Companhia das Lezírias’s Tyto Alba Wine packaging includes the lightweight bottle with a fibre-based label and capsule, housed inside a pinewood box that can be made into a nesting box for birds – a unique second life that complements the signature owl branding of the portfolio.
We spoke to David Ferreira, winemaker at Companhia das Lezírias, to find out more about Tyto Alba Wine’s distinctive bottle and box.
A sustainable twist on bottle basics
Based in Portugal, Companhia das Lezírias oversees a vineyard of around 130 hectares, where a non-interventional technique is used to cultivate grapes for the company’s extensive portfolio of wines.
But wine is not the only end product of the vineyard. According to Ferreira, the Tyto Alba wine bottles feature “a recycled paper label, made of 15% vineyard-sourced fibres”. The capsule that tops the bottle is, Ferreira says, “a PLC polymer made of starch, which is totally compostable”, while the stopper is apparently 100% natural cork. This helps to increase the overall recyclability of the wine bottle by considering the end-of-life of its constituent parts, which can sometimes get placed directly into waste streams or, when still attached to the bottle, interfere with recycling processes.
The wine bottle itself is made to be lightweight, coming in at 380g. Based on other standards and innovations in the industry, ‘eco’ bottles usually weigh between 300 and 450g, which places the Tyto Alba range in this category. A lighter bottle can translate to better transport efficiencies, as well as a lower carbon footprint; Ferreira estimates that the company’s bottle is “one of the lightest […] on the market” and reduces the product’s carbon emissions by 30%.
The bottle design demonstrates a sense of the packaging reflecting the processes and imperatives behind the wine. As Ferreira highlights, the Tyto Alba packaging features details about Companhia das Lezírias’s operations with the intention of “linking the consumer to our way of thinking”. The packaging itself, therefore, becomes part of the appeal of the product for consumers who prioritise sustainability.
From wine box to bird box
The stand-out feature of the Tyto Alba range is its box. “The box is designed for protecting our dear bottles, but also, in its 2nd life, it can be reused as a nest for birds,” explains Ferreira.

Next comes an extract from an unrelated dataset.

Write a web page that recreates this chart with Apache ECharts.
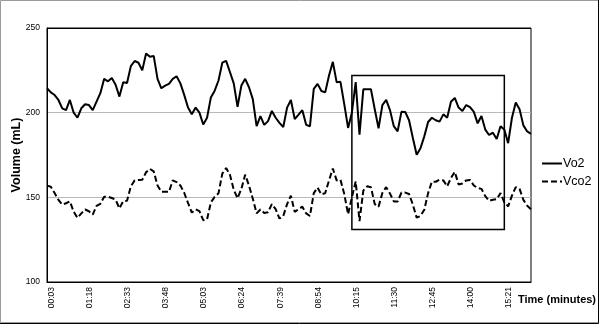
<!DOCTYPE html>
<html>
<head>
<meta charset="utf-8">
<script src="https://cdn.jsdelivr.net/npm/echarts@6/dist/echarts.min.js"></script>
<style>
  html, body { margin: 0; padding: 0; background: #fff; }
  #chart { width: 600px; height: 324px; }
</style>
</head>
<body>
<div id="chart"></div>
<script>
// time labels shown every 10 samples
const tickLabels = ['00:03', '01:18', '02:33', '03:48', '05:03', '06:24', '07:39',
  '08:54', '10:15', '11:30', '12:45', '14:00', '15:21']

const vo2 = [
  214.4, 212, 210.4, 207.5, 202.5, 201.5, 207.5, 200, 197, 202.6, 205, 204.5, 201.5,
  206.5, 211.5, 220, 218.5, 220.5, 216.5, 209.5, 218, 217.5, 227.5, 230.5, 229.5, 225,
  235, 233, 233.5, 220, 214.4, 216, 217, 220, 221.5, 217.3, 210.5, 203, 199,
  203, 200, 193, 197, 209, 213, 219, 229.5, 230.6, 224, 217.3, 203.5, 216,
  220, 215, 208, 192, 198, 192.8, 195, 201, 197, 194, 191.5, 203, 207.5,
  196.2, 198.8, 201.5, 192.8, 192, 214, 217, 212.8, 212, 222, 230, 218, 218.2,
  205, 191, 200, 218, 187, 213.8, 213.8, 213.8, 202, 190.8, 204.5, 207.5, 201.5,
  192, 189, 200.5, 200.4, 195.5, 185, 175.1, 179, 186, 194.5, 197, 195.5, 194.7,
  199, 197, 206.5, 208.7, 203, 201, 204.5, 203.3, 200.5, 193.7, 198, 190,
  186.8, 188.2, 184.5, 192, 190, 182, 197, 206, 202, 192.5, 188.9, 187.5
]

const vco2 = [
  156.9, 156.3, 152.5, 148.5, 145.7, 146.5, 147.6, 141.5, 137.9, 140.5, 142.8, 141.8, 139.8,
  145, 146.2, 150.4, 150.4, 149.6, 148.6, 143.5, 147.8, 148, 156.5, 160, 160.3, 160.4,
  164.8, 166.8, 165.3, 157, 153.3, 153.3, 153.2, 160, 159, 157, 152.7, 146.7, 141,
  142.9, 141.8, 136.5, 137, 147, 150.3, 152.4, 164, 167.3, 163.3, 154.5, 149.5, 155,
  163.4, 157, 149.2, 140.5, 142.8, 140.8, 141.2, 146, 143, 137.5, 139, 146, 151,
  141.4, 143, 144.5, 140.5, 139, 152.5, 155.8, 151.7, 152.5, 160, 167, 160, 160.4,
  152, 140, 150, 159.4, 136, 154, 156.5, 156, 146, 144.5, 152.6, 156, 152.2,
  147.6, 147.5, 152.8, 152.8, 152, 145.7, 138, 139, 142.7, 152.5, 159.3, 159.2, 160.4,
  160, 156.5, 161.4, 165, 157.6, 158.2, 160, 160.3, 157, 155.5, 155, 150.7,
  148, 148.6, 148.9, 152.5, 147, 144.7, 151, 156, 155, 148.5, 145, 143
]

// highlighted window (sample index range, volume range)
const boxX = [80, 120]
const boxY = [222, 131]

const samples = vo2.map((_, i) => String(i))
const font = 'Liberation Sans'

var myChart = echarts.init(document.getElementById('chart'))
myChart.setOption({
  animation: false,
  grid: {
    left: 47, right: 69, top: 28, bottom: 42,
    outerBoundsMode: 'none',
    containLabel: false,
    show: true, borderColor: '#000', borderWidth: 1
  },
  legend: {
    orient: 'vertical',
    left: 541,
    top: 157,
    itemWidth: 20,
    itemHeight: 12,
    itemGap: 5,
    padding: 0,
    itemStyle: { opacity: 0 },
    textStyle: { fontSize: 12.5, color: '#000', fontFamily: font, padding: [0, 0, 0, -4] },
    data: ['Vo2', 'Vco2']
  },
  xAxis: {
    type: 'category',
    data: samples,
    boundaryGap: false,
    axisLine: { lineStyle: { color: '#000', width: 1 } },
    axisTick: { show: false },
    axisLabel: {
      interval: 9,
      rotate: 90,
      margin: 5,
      fontSize: 8.5,
      color: '#000',
      fontFamily: font,
      verticalAlign: 'top',
      formatter: (v, i) => tickLabels[i / 10] || ''
    },
    name: 'Time (minutes)',
    nameLocation: 'end',
    nameGap: -13,
    nameTextStyle: {
      fontWeight: 'bold', fontSize: 11, color: '#000', fontFamily: font,
      verticalAlign: 'top', padding: [12, 0, 0, 0]
    }
  },
  yAxis: {
    type: 'value',
    min: 100,
    max: 250,
    interval: 50,
    axisLine: { show: true, lineStyle: { color: '#000', width: 1 } },
    axisTick: { show: false },
    axisLabel: { fontSize: 8.5, color: '#000', fontFamily: font, margin: 7 },
    splitLine: { lineStyle: { color: ['#000', '#bdb6bd', '#bdb6bd', '#000'], width: 1 } },
    name: 'Volume (mL)',
    nameLocation: 'middle',
    nameGap: 24,
    nameMoveOverlap: false,
    nameTextStyle: { fontWeight: 'bold', fontSize: 12.5, color: '#000', fontFamily: font }
  },
  series: [
    {
      name: 'Vo2',
      type: 'line',
      data: vo2,
      symbol: 'none',
      lineStyle: { color: '#000', width: 2 },
      itemStyle: { color: '#000' },
      markArea: {
        silent: true,
        label: { show: false },
        itemStyle: { color: 'rgba(0,0,0,0)', borderColor: '#000', borderWidth: 1.5 },
        data: [[{ xAxis: boxX[0], yAxis: boxY[0] }, { xAxis: boxX[1], yAxis: boxY[1] }]]
      }
    },
    {
      name: 'Vco2',
      type: 'line',
      data: vco2,
      symbol: 'none',
      lineStyle: { color: '#000', width: 2, type: [6, 3] },
      itemStyle: { color: '#000' }
    }
  ],
  graphic: [
    { type: 'rect', silent: true, shape: { x: 0.5, y: 0.5, width: 598, height: 322 },
      style: { fill: 'none', stroke: '#9a9a9a', lineWidth: 1 } },
    { type: 'polyline', silent: true, shape: { points: [[598.5, 0], [598.5, 323.5], [0, 323.5]] },
      style: { fill: 'none', stroke: '#000', lineWidth: 1 } }
  ]
})
</script>
</body>
</html>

Made from pine wood, the box features a sloped roof and “a small round opening right in front of the picture of our Tyto Alba Owl on the label” – this gives the impression of the barn owl logo peering out of the box when packaged together on the shelves. Consolidating a strong sense of brand identity and recognition, this brings the packaging’s design to life in 3D, with a tactile and interactive appearance before it is even opened.
The Tyto Alba packaging does not reach the end of its usefulness after the wine is taken out and consumed. The box is designed to be repurposed as a bird box with, Ferreira notes, “a small manual and a portion of natural fibre-based rope” included with the packaging “so you can install your nest on your favourite tree.”
As such, the box becomes “a fun activity that can be done with family” and “an opportunity for the local biodiversity to find a refuge”, according to Ferreira.
For consumers, the Tyto Alba box is the basis of a shared experience that could help to educate and foster an interest in the protection of wild birds. The active engagement with the packaging has the potential to positively impact the consumer’s local environment, being suitable for “installation in urban and rural locations”. It also encourages consumers to remember and return to the product – perhaps purchasing or recommending it for a friend based on the uniqueness of the box.
Meanwhile, the emphasis on biodiversity is part of Companhia das Lezírias’s core values in terms of land management and business operations, and the second life of the box helps to pay this forward into the behaviour of its consumers as well. Ferreira adds: “This box replicates the ones we use in our forest management to enhance the biodiversity of the woodlands.”
Like the bottle, the box intentionally reflects the company’s values, and, in Ferreira’s words, “way[s] of doing”. This reinforces the consumer’s trust in Companhia das Lezírias’s sustainability objectives and helps to demystify how these goals may be achieved going forward – again, drawing the “eco-conscious consumer”, a key demographic identified by Ferreira, back to the brand in the future.
“Right now, we are thinking of using the bag in box solution for our higher range of wines, such as the Tyto Alba,” Ferreira says. “This is a way of getting away from the glass bottle.”
While special blends by Companhia das Lezírias are likely to still be packed in a traditional bottle to allow the wine to age for longer, Ferreira notes of the bag in box solution that “more and more volumes of wine from all price ranges will be packed this way in the future”. Like other brands shifting towards similar solutions, bag in box offers benefits including transport and storage savings, extended shelf life, and a potentially reduced carbon footprint.
Ultimately, with sustainability as the focus, Companhia das Lezírias intends to expand its core winery operations into “bigger and more friendly containers that are more sustainable to ship to the consumer”. The novel design of the Tyto Alba box has potential environmental benefits through its reuse, but the company appears to acknowledge the importance of a diverse and holistic approach to meeting sustainability initiatives.